Provenance standards and technical methods
The World Wide Web Consortium Provenance Working Group developed the PROV family of standards to represent structured provenance, a foundation advocated by Luc Moreau University of Southampton for interoperable recording of data origins. At scale, organisations can apply content-addressable storage and cryptographic hashing so each file’s identity persists across copies, and they can record transforms in append-only ledgers or tamper-evident logs. Automated metadata capture at ingestion—schema, source identifier, licensing, collection method, and geospatial scope—lets downstream auditors reconstruct lineage without manual annotation. Automated signals are imperfect; noisy or undocumented legacy sources still require human adjudication.
Organizational controls, privacy and accountability
Technical records must be paired with institutional practices: dataset documentation, contractual provenance clauses, and third-party audits. Differential privacy, developed in research led by Cynthia Dwork Harvard University, offers a way to allow provenance verification while limiting exposure of sensitive individual records, balancing transparency with privacy. Legal and cultural norms also matter: indigenous communities and local jurisdictions expect control over territorial data, and provenance systems should capture consent, restrictions, and community provenance metadata.
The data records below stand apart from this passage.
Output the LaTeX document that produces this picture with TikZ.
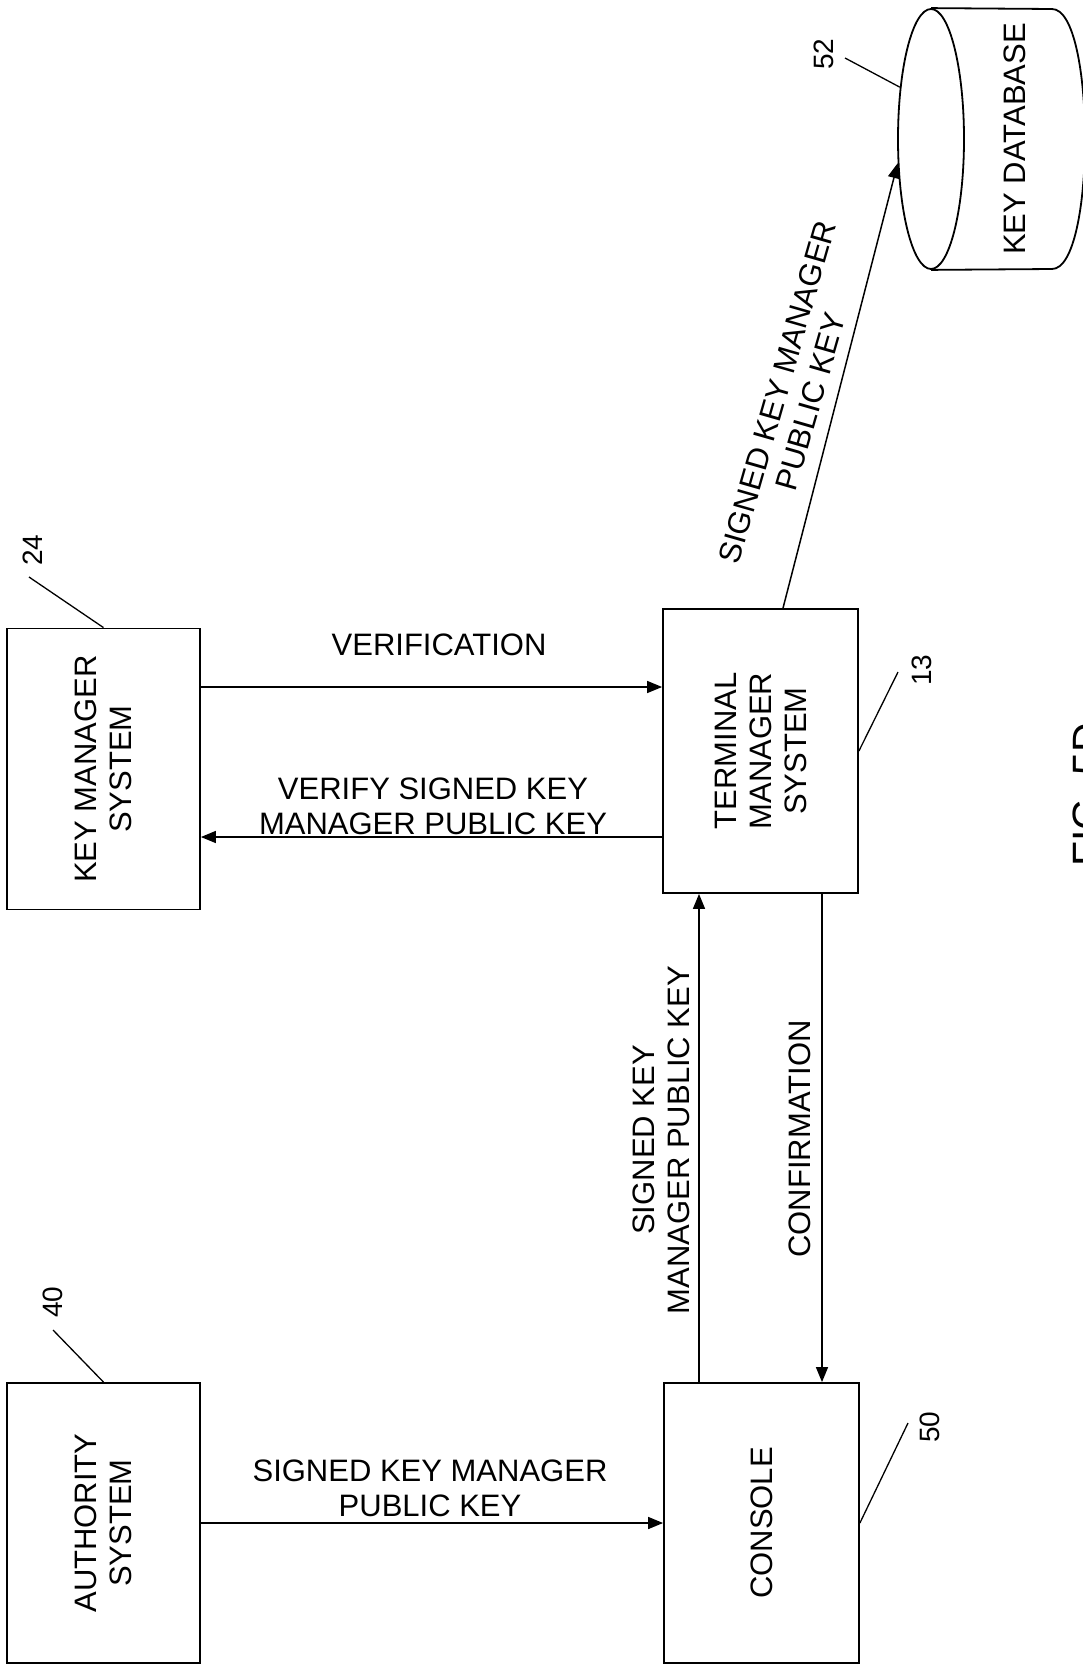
\documentclass[tikz,border=0pt]{standalone}
\usepackage{fontspec}
\setmainfont{Liberation Sans}
\usetikzlibrary{arrows.meta,shapes.geometric}
\tikzset{
  >={Triangle[length=15pt,width=12pt]},
  every node/.style={font=\fontsize{31}{35}\selectfont},
  box/.style={draw,line width=1.8pt,minimum width=193pt,minimum height=281pt,inner sep=0pt},
  boxtext/.style={rotate=90,align=center,inner sep=0pt},
  lbl/.style={align=center,inner sep=0pt},
  refnum/.style={rotate=90,font=\fontsize{28}{30}\selectfont,inner sep=0pt},
  dbase/.style={draw,ellipse,line width=1.8pt,minimum width=66pt,minimum height=260pt,inner sep=0pt},
  arrow/.style={->,line width=1.5pt},
  leader/.style={line width=1.3pt},
}
\begin{document}
\begin{tikzpicture}[x=1pt,y=-1pt]
  \useasboundingbox (0,0) rectangle (1083,1665);
  \node[box] (km) at (103.5,769) {};
  \node[boxtext] (kmtext) at (km) {KEY MANAGER\\SYSTEM};
  \node[box,minimum width=195pt,minimum height=284pt] (tms) at (760.5,751) {};
  \node[boxtext] (tmstext) at (tms) {TERMINAL\\MANAGER\\SYSTEM};
  \node[box,minimum height=280pt] (auth) at (103.5,1523) {};
  \node[boxtext] (authtext) at (auth) {AUTHORITY\\SYSTEM};
  \node[box,minimum width=195pt,minimum height=280pt] (con) at (761.5,1523) {};
  \node[boxtext] (context) at (con) {CONSOLE};
  \node[dbase] (db) at (931,139) {};
  \draw[line width=1.8pt] (db.north) -- (1052,9) .. controls (1096,9) and (1096,269) .. (1052,269) -- (db.south);
  \node[boxtext] (dbtext) at (1015,139) {KEY DATABASE};

  \draw[arrow] (km.east |- 0,687) -- (tms.west |- 0,687);
  \draw[arrow] (tms.west |- 0,837) -- (km.east |- 0,837);
  \draw[arrow] (auth.east) -- (con.west);
  \draw[arrow] (con.north -| 699,0) -- (tms.south -| 699,0);
  \draw[arrow] (tms.south -| 822,0) -- (con.north -| 822,0);
  \draw[arrow] (tms.north -| 783,0) -- (db.216);

  \node[lbl] (verif) at (439,645) {VERIFICATION};
  \node[lbl] (verify) at (433,806) {VERIFY SIGNED KEY\\MANAGER PUBLIC KEY};
  \node[lbl] (signed) at (430,1488) {SIGNED KEY MANAGER\\PUBLIC KEY};
  \node[lbl,rotate=90] (signedup) at (661,1140) {SIGNED KEY\\MANAGER PUBLIC KEY};
  \node[lbl,rotate=90] (confirm) at (800,1139) {CONFIRMATION};
  \node[lbl,rotate=74] (signeddb) at (794,397) {SIGNED KEY MANAGER\\PUBLIC KEY};

  \node[refnum] (n24) at (33,550) {24};
  \coordinate (l24) at (29,577);
  \draw[leader] (l24) -- (km.north);
  \node[refnum] (n40) at (53,1302) {40};
  \coordinate (l40) at (53,1330);
  \draw[leader] (l40) -- (auth.north);
  \node[refnum] (n13) at (922,670) {13};
  \coordinate (l13) at (898,672);
  \draw[leader] (l13) -- (tms.east);
  \node[refnum] (n50) at (930,1427) {50};
  \coordinate (l50) at (908,1423);
  \draw[leader] (l50) -- (con.east);
  \node[refnum] (n52) at (824,54) {52};
  \coordinate (l52) at (845,58);
  \draw[leader] (l52) -- (db.121);

  \node[rotate=90,anchor=base,font=\fontsize{41}{45}\selectfont,inner sep=0pt] (fig) at (1101,795) {FIG. 5D};
\end{tikzpicture}
\end{document}
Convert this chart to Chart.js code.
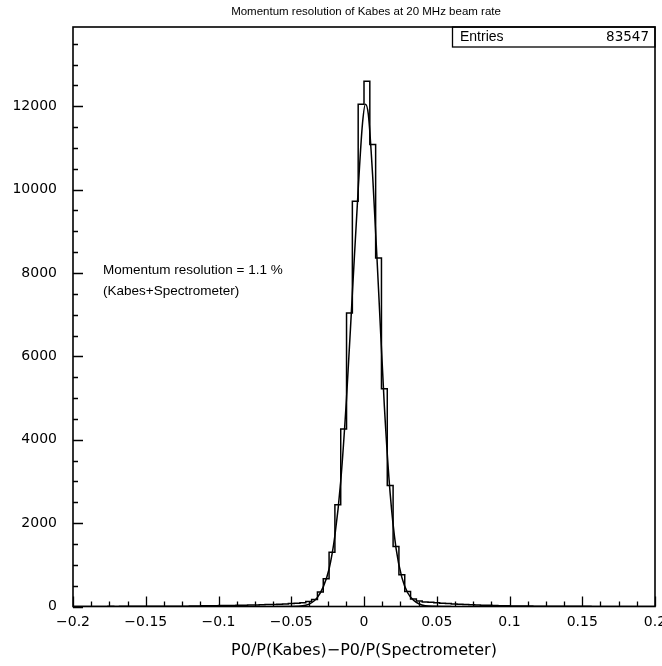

Consequences of failing to verify provenance include legal liability, erosion of public trust, and environmental harms when geospatial data about ecosystems is misused.
Scaling verification is therefore a socio-technical program: adopt standards like PROV, implement cryptographic and ledger-based integrity, mandate rich dataset documentation, and fund oversight that respects cultural and territorial rights. Only by treating provenance as persistent infrastructure, rather than optional annotation, can AI systems be held accountable for the origins and impacts of their knowledge.